I think it's better to call a spade a spade, to call rape rape. It can be an ugly, hateful word, but it's an ugly hateful act that's being described. And sometimes, as a victim and survivor it's too hard to say, it's better to say "the thing that happened," "that night," "my childhood."
But what bothers me about the words rape, sexual abuse, sexual assult is often not their specificity but their lack of it.
I have been able to tell the guy I sometimes sleep with that I have been raped, that I was sexually abused as a child. I thought I'd keep it straight and to the point. Get it out quick or not get it out at all, you know? And he could barely stand to hear it. The words were like blows with a 2*4.
Part of the reason for this reaction, I think, was what I've named his "lack of emotional development" and in large part nothing I can do anything about. (I do love him, but that doesn't mean I'm responsible for his all-too-human stupidity, you know?)
But part of his reaction, part of the reason he shut down and refused to hear any thing else was the lack of specificity paired with the horror of the words. And what he imagined to somehow make the horror specific and contained was, I think, no matter how terrible the thing it was that happened to me, worse--because it mutates, and thereby grows.
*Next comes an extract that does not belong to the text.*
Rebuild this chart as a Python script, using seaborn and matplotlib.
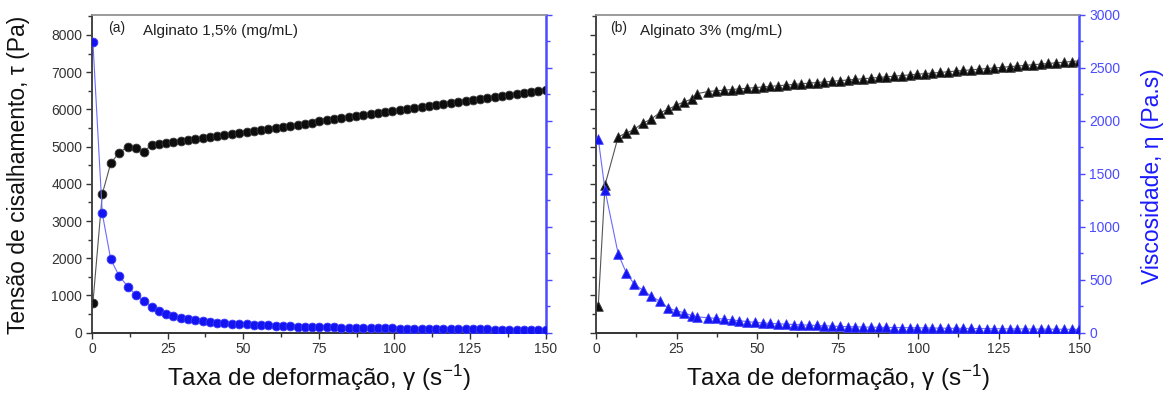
import matplotlib
matplotlib.use("Agg")
import matplotlib.pyplot as plt
from matplotlib.ticker import MultipleLocator
import seaborn as sns

# ---------------- data ----------------
# Panel (a): Alginato 1,5 %
rate_a = [0.3, 3.4, 6.2, 9.0, 11.9, 14.5, 17.1, 19.7, 22.1, 24.5, 26.9, 29.4, 31.8,
          34.2, 36.6, 39.0, 41.4, 43.8, 46.2, 48.7, 51.1, 53.5, 55.9, 58.3, 60.7,
          63.1, 65.5, 68.0, 70.4, 72.8, 75.2, 77.6, 80.0, 82.4, 84.9, 87.3, 89.7,
          92.1, 94.5, 96.9, 99.3, 101.7, 104.2, 106.6, 109.0, 111.4, 113.8, 116.2,
          118.6, 121.0, 123.5, 125.9, 128.3, 130.7, 133.1, 135.5, 137.9, 140.4,
          142.8, 145.2, 147.6, 150.0]
stress_a = [800, 3728, 4554, 4839, 5000, 4973, 4866, 5046, 5073, 5100, 5128, 5156, 5183,
            5210, 5238, 5265, 5292, 5319, 5347, 5375, 5402, 5429, 5456, 5484, 5511,
            5538, 5565, 5594, 5621, 5648, 5675, 5703, 5730, 5757, 5785, 5813, 5840,
            5867, 5894, 5921, 5949, 5976, 6004, 6032, 6059, 6086, 6113, 6140,
            6168, 6195, 6223, 6250, 6278, 6305, 6332, 6359, 6386, 6415,
            6442, 6469, 6496, 6524]
visc_a = [2740, 1124, 691, 534, 433, 355, 301, 245, 207, 176, 157, 141, 126,
          117, 109, 102, 96, 91, 86, 82, 78, 74, 71, 68, 65,
          63, 60, 58, 56, 54, 53, 51, 50, 48, 47, 46, 44,
          43, 42, 41, 40, 39, 38, 37, 37, 36, 35, 34,
          34, 33, 32, 32, 31, 31, 30, 30, 29, 29,
          28, 28, 27, 27]

# Panel (b): Alginato 3 %
rate_b = [0.7, 2.8, 6.9, 9.4, 11.9, 14.5, 17.1, 19.8, 22.5, 24.9, 27.3, 29.8, 31.2,
          34.7, 37.3, 39.7, 42.1, 44.5, 46.9, 49.3, 51.7, 54.1, 56.5, 58.9, 61.3,
          63.7, 66.1, 68.5, 70.9, 73.3, 75.7, 78.1, 80.5, 82.9, 85.3, 87.7, 90.1,
          92.5, 94.9, 97.3, 99.7, 102.0, 104.4, 106.8, 109.2, 111.6, 114.0, 116.4,
          118.8, 121.2, 123.6, 126.0, 128.4, 130.8, 133.2, 135.6, 138.0, 140.4,
          142.8, 145.2, 147.6, 150.0]
stress_b = [718, 3970, 5269, 5360, 5468, 5629, 5737, 5914, 6005, 6113, 6202, 6280, 6420,
            6480, 6500, 6517, 6534, 6551, 6568, 6585, 6602, 6619, 6636, 6653, 6670,
            6688, 6705, 6722, 6739, 6756, 6773, 6790, 6807, 6824, 6841, 6858, 6876,
            6893, 6910, 6927, 6944, 6960, 6977, 6994, 7011, 7029, 7046, 7063,
            7080, 7097, 7114, 7131, 7149, 7166, 7183, 7200, 7217, 7234,
            7251, 7268, 7287, 7304]
visc_b = [1830, 1343, 741, 565, 456, 402, 345, 298, 230, 207, 188, 160, 150,
          141, 135, 128, 121, 113, 105, 97, 92, 88, 84, 80, 77,
          74, 71, 68, 65, 62, 59, 57, 55, 53, 52, 51, 50,
          49, 48, 47, 46, 45, 44, 43, 42, 41, 41, 40,
          39, 38, 38, 37, 36, 36, 35, 34, 34, 33,
          33, 32, 32, 31]

panel_tags = ["(a)", "(b)"]
panel_titles = ["Alginato 1,5% (mg/mL)", "Alginato 3% (mg/mL)"]
x_ticks = [0, 25, 50, 75, 100, 125, 150]
xlabel = "Taxa de deformação, γ (s$^{-1}$)"
ylabel_left = "Tensão de cisalhamento, τ (Pa)"
ylabel_right = "Viscosidade, η (Pa.s)"

# ---------------- style ----------------
sns.set_theme(style="ticks")
plt.rcParams["font.family"] = ["Liberation Sans", "DejaVu Sans"]
plt.rcParams["mathtext.fontset"] = "custom"
plt.rcParams["mathtext.rm"] = "Liberation Sans"
plt.rcParams["mathtext.it"] = "Liberation Sans:italic"
plt.rcParams["mathtext.bf"] = "Liberation Sans:bold"

BLUE = "#1414f0"
BLUE_LINE = "#6a6aff"
BLUE_AX = "#4a4aff"
DARK = "#333333"

fig = plt.figure(figsize=(11.75, 3.95), dpi=100)
W, H = 1175.0, 395.0
bottom_px, top_px = 332.7, 14.5
panels = [(92.0, 545.7), (596.0, 1079.3)]

datasets = [(rate_a, stress_a, visc_a, "o"), (rate_b, stress_b, visc_b, "^")]

for i, ((lpx, rpx), (rx, st, vi, mk)) in enumerate(zip(panels, datasets)):
    ax = fig.add_axes([lpx / W, 1 - bottom_px / H, (rpx - lpx) / W, (bottom_px - top_px) / H])
    ax2 = ax.twinx()
    size = 40 if mk == "o" else 48

    # shear stress (black)
    sns.lineplot(x=rx, y=st, ax=ax, color="#555555", linewidth=0.8, sort=False,
                 estimator=None, zorder=2)
    sns.scatterplot(x=rx, y=st, ax=ax, color="#0d0d0d", marker=mk, s=size,
                    edgecolor="#3a3a3a", linewidth=0.6, zorder=3)
    # viscosity (blue)
    sns.lineplot(x=rx, y=vi, ax=ax2, color=BLUE_LINE, linewidth=0.8, sort=False,
                 estimator=None, zorder=2)
    sns.scatterplot(x=rx, y=vi, ax=ax2, color=BLUE, marker=mk, s=size,
                    edgecolor="#3c3cff", linewidth=0.6, zorder=3)

    ax.set_xlim(0, 150)
    ax.set_ylim(0, 8550)
    ax2.set_ylim(0, 3000)
    ax.set_xticks(x_ticks)
    ax.xaxis.set_minor_locator(MultipleLocator(12.5))
    ax.yaxis.set_major_locator(MultipleLocator(1000))
    ax.yaxis.set_minor_locator(MultipleLocator(500))
    ax2.yaxis.set_major_locator(MultipleLocator(500))
    ax2.yaxis.set_minor_locator(MultipleLocator(250))

    ax.set_xlabel("")
    ax.set_ylabel("")
    ax2.set_ylabel("")

    ax.tick_params(axis="both", which="major", direction="out", length=4, width=1,
                   color=DARK, labelcolor=DARK, labelsize=10, pad=3)
    ax.tick_params(axis="both", which="minor", direction="out", length=3, width=1, color=DARK)
    ax2.tick_params(axis="y", which="major", direction="out", length=4, width=1,
                    color=BLUE_AX, labelcolor=BLUE_AX, labelsize=10, pad=3)
    ax2.tick_params(axis="y", which="minor", direction="out", length=3, width=1, color=BLUE_AX)

    if i == 0:
        ax2.tick_params(axis="y", labelright=False)
    else:
        ax.tick_params(axis="y", labelleft=False)

    for a in (ax, ax2):
        a.spines["top"].set_color("#9a9a9a")
        a.spines["top"].set_linewidth(1.2)
        a.spines["left"].set_color("#444444")
        a.spines["bottom"].set_color("#333333")
        a.spines["left"].set_linewidth(1.2)
        a.spines["bottom"].set_linewidth(1.2)
    ax.spines["right"].set_visible(False)
    ax2.spines["right"].set_color(BLUE_AX)
    ax2.spines["right"].set_linewidth(1.8)
    ax2.spines["right"].set_visible(True)
    ax2.spines["top"].set_visible(True)

    ax.text(0.035 if i == 0 else 0.029, 0.958, panel_tags[i], transform=ax.transAxes,
            fontsize=10, color="#222222", va="center", ha="left")
    ax.text(0.112 if i == 0 else 0.091, 0.947, panel_titles[i], transform=ax.transAxes,
            fontsize=11, color="#222222", va="center", ha="left")

    fig.text(((lpx + rpx) / 2) / W, 1 - 386 / H, xlabel, ha="center", va="baseline",
             fontsize=17.5, color="#111111")

fig.text(19 / W, 1 - 175 / H, ylabel_left, rotation=90, ha="center", va="center",
         fontsize=16.5, color="#111111")
fig.text(1152 / W, 1 - 176.5 / H, ylabel_right, rotation=90, ha="center", va="center",
         fontsize=16.5, color="#1a1aff")

fig.savefig("out.png", dpi=100)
And on my part I'm not willing to go into the details unless I'm given the space to get it *exactly* right. I know, I want, the story to replace the experience/reexperience. I owe it to myself, I think, to not take one ounce of pain or shame or wrongness away from what was done to me, to make the men who attacked me fully responsible for what they did. And I also deserve not to have an ounce of pain or shame or wrongness added to what has already gone far too wrong. This is what I have control over, and I keeping that control and exercising it to its fullest. It's a struggle. I get fragile. I'm beset my doubt. I cut myself. I steady myself. I fight back. I thrive.